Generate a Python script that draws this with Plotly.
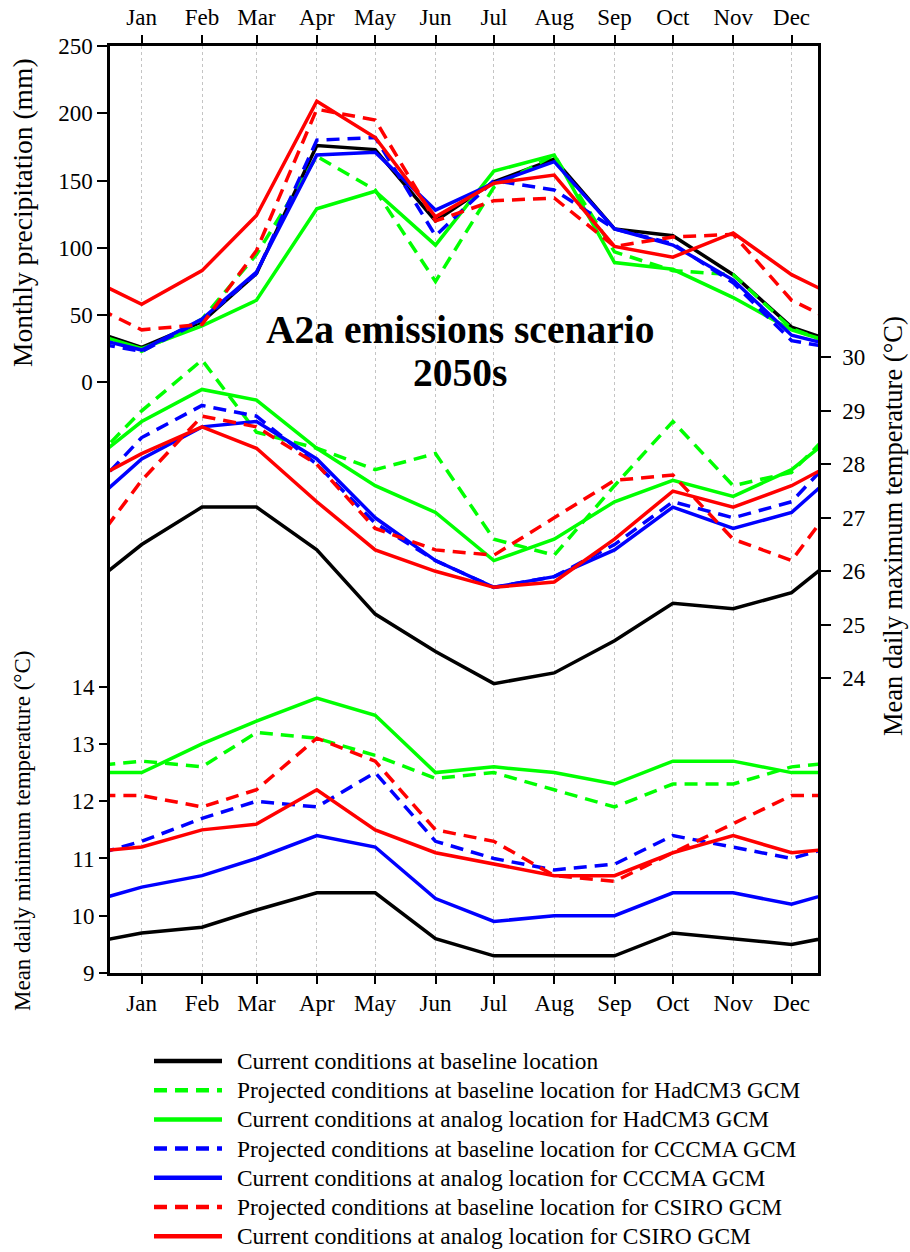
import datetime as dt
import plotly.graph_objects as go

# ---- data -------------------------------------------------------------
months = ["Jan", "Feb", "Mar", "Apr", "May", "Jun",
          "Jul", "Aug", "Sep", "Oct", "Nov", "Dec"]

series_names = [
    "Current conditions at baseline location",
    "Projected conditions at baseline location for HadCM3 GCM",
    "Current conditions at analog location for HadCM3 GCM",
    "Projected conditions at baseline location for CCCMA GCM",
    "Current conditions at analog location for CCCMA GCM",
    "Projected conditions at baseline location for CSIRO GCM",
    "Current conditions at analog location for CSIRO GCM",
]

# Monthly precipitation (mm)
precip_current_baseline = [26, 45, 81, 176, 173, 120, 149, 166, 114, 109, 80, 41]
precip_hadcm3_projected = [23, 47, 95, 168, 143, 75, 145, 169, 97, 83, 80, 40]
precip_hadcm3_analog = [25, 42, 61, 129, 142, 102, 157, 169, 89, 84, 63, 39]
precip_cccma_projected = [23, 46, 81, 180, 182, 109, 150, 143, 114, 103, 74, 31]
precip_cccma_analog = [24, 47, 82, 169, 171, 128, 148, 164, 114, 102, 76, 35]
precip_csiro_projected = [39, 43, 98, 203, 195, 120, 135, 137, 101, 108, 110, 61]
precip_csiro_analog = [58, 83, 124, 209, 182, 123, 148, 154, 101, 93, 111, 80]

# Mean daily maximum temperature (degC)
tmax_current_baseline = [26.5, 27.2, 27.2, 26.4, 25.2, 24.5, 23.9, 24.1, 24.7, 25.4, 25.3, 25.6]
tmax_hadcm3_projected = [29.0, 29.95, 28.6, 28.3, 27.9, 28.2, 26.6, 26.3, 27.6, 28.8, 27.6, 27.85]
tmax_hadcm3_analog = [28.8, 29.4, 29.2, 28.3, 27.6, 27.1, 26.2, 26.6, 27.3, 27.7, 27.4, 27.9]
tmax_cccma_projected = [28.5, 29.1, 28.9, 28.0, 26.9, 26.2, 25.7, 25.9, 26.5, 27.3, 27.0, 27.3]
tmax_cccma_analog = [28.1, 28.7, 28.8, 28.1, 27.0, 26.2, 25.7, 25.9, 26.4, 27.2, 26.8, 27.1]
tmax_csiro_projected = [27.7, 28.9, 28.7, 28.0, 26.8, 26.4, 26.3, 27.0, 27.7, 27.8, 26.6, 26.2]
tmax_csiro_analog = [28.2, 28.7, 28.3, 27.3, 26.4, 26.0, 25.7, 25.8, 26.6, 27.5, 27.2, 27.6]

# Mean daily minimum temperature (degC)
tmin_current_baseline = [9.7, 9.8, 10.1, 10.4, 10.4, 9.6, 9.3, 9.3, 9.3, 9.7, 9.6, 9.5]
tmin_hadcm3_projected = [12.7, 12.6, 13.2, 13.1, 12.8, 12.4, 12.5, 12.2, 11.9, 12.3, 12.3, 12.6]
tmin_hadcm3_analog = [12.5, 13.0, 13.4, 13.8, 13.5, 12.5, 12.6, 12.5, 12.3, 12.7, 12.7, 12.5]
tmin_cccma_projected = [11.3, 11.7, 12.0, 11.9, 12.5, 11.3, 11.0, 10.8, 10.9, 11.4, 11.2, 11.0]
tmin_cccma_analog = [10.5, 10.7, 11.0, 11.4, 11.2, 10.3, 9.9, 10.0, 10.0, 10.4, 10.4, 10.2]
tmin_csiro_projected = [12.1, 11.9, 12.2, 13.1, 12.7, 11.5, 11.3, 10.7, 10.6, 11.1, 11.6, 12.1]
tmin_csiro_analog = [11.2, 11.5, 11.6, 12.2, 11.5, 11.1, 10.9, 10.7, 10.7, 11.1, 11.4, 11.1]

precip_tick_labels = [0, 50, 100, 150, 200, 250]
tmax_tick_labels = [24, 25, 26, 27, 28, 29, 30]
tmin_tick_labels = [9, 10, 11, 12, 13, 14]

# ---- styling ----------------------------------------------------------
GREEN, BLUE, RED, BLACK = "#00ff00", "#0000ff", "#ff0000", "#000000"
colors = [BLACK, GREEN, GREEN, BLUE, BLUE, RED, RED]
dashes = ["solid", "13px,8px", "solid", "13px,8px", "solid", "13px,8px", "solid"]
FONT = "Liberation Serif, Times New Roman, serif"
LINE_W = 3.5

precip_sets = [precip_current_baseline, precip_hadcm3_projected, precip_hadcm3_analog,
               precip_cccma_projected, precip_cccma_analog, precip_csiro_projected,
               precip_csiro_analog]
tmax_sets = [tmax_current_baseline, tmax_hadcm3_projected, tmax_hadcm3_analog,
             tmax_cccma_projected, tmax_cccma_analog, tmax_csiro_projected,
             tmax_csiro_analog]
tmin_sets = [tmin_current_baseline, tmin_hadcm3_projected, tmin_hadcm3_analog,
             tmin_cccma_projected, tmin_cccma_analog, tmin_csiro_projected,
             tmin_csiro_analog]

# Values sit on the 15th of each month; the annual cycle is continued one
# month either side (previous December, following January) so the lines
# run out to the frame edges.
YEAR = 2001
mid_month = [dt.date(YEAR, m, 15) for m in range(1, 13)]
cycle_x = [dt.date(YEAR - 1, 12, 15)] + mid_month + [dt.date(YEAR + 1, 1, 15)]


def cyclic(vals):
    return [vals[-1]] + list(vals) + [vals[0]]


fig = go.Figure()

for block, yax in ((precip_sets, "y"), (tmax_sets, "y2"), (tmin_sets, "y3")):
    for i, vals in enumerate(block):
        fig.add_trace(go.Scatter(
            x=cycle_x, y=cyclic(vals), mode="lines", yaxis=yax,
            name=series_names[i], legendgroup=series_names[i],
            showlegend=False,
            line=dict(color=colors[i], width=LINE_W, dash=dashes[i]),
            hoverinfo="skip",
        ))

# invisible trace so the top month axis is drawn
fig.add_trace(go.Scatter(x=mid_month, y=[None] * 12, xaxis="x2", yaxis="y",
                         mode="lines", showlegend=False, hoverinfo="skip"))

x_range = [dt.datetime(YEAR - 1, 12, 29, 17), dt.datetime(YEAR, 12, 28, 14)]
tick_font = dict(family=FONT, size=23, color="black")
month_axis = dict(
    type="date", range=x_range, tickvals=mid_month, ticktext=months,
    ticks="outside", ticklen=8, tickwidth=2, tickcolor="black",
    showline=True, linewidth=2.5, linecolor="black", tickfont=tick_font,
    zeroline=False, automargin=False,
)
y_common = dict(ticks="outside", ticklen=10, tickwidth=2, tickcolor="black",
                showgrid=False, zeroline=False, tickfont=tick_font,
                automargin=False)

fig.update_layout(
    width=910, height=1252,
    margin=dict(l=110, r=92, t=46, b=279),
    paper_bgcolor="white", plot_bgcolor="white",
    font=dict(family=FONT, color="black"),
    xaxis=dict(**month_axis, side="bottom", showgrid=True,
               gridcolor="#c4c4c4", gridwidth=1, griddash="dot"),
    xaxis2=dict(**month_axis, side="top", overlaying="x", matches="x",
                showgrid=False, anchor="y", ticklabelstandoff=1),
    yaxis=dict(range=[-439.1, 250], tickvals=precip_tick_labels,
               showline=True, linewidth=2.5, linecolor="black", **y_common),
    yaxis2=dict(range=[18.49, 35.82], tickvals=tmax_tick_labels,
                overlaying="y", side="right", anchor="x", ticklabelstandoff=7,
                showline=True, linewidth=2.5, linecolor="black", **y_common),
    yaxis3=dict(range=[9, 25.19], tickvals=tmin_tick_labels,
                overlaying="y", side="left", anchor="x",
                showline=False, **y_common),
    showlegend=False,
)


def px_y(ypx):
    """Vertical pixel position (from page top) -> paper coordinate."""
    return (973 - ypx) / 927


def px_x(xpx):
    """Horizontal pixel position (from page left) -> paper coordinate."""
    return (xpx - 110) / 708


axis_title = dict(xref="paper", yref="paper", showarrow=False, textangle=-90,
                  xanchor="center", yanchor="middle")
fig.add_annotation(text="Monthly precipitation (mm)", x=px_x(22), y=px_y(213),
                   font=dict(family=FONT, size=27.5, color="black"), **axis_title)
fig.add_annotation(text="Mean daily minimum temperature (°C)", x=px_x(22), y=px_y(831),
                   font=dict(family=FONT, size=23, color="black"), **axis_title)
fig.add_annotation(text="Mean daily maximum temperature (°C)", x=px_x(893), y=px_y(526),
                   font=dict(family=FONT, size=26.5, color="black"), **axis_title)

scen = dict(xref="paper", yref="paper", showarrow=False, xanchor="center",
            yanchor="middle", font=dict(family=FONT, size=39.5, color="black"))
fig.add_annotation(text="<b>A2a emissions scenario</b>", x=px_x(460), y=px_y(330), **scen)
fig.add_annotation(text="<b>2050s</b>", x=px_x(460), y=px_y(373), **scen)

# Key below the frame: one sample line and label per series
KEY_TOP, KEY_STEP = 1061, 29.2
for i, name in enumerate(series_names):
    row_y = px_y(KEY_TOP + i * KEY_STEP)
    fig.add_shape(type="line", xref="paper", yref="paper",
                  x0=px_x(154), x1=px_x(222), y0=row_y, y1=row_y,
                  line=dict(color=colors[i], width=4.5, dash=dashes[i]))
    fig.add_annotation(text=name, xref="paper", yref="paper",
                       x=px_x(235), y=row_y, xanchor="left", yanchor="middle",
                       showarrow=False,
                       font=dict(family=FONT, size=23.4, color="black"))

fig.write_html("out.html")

_What you have to do_
Exactly restate the lines from the beginning of the data through the line with "93, 111, 80]", and no others, keeping pictures out.

_Problem solution_
Generate a Python script that draws this with Plotly.
import datetime as dt
import plotly.graph_objects as go

# ---- data -------------------------------------------------------------
months = ["Jan", "Feb", "Mar", "Apr", "May", "Jun",
          "Jul", "Aug", "Sep", "Oct", "Nov", "Dec"]

series_names = [
    "Current conditions at baseline location",
    "Projected conditions at baseline location for HadCM3 GCM",
    "Current conditions at analog location for HadCM3 GCM",
    "Projected conditions at baseline location for CCCMA GCM",
    "Current conditions at analog location for CCCMA GCM",
    "Projected conditions at baseline location for CSIRO GCM",
    "Current conditions at analog location for CSIRO GCM",
]

# Monthly precipitation (mm)
precip_current_baseline = [26, 45, 81, 176, 173, 120, 149, 166, 114, 109, 80, 41]
precip_hadcm3_projected = [23, 47, 95, 168, 143, 75, 145, 169, 97, 83, 80, 40]
precip_hadcm3_analog = [25, 42, 61, 129, 142, 102, 157, 169, 89, 84, 63, 39]
precip_cccma_projected = [23, 46, 81, 180, 182, 109, 150, 143, 114, 103, 74, 31]
precip_cccma_analog = [24, 47, 82, 169, 171, 128, 148, 164, 114, 102, 76, 35]
precip_csiro_projected = [39, 43, 98, 203, 195, 120, 135, 137, 101, 108, 110, 61]
precip_csiro_analog = [58, 83, 124, 209, 182, 123, 148, 154, 101, 93, 111, 80]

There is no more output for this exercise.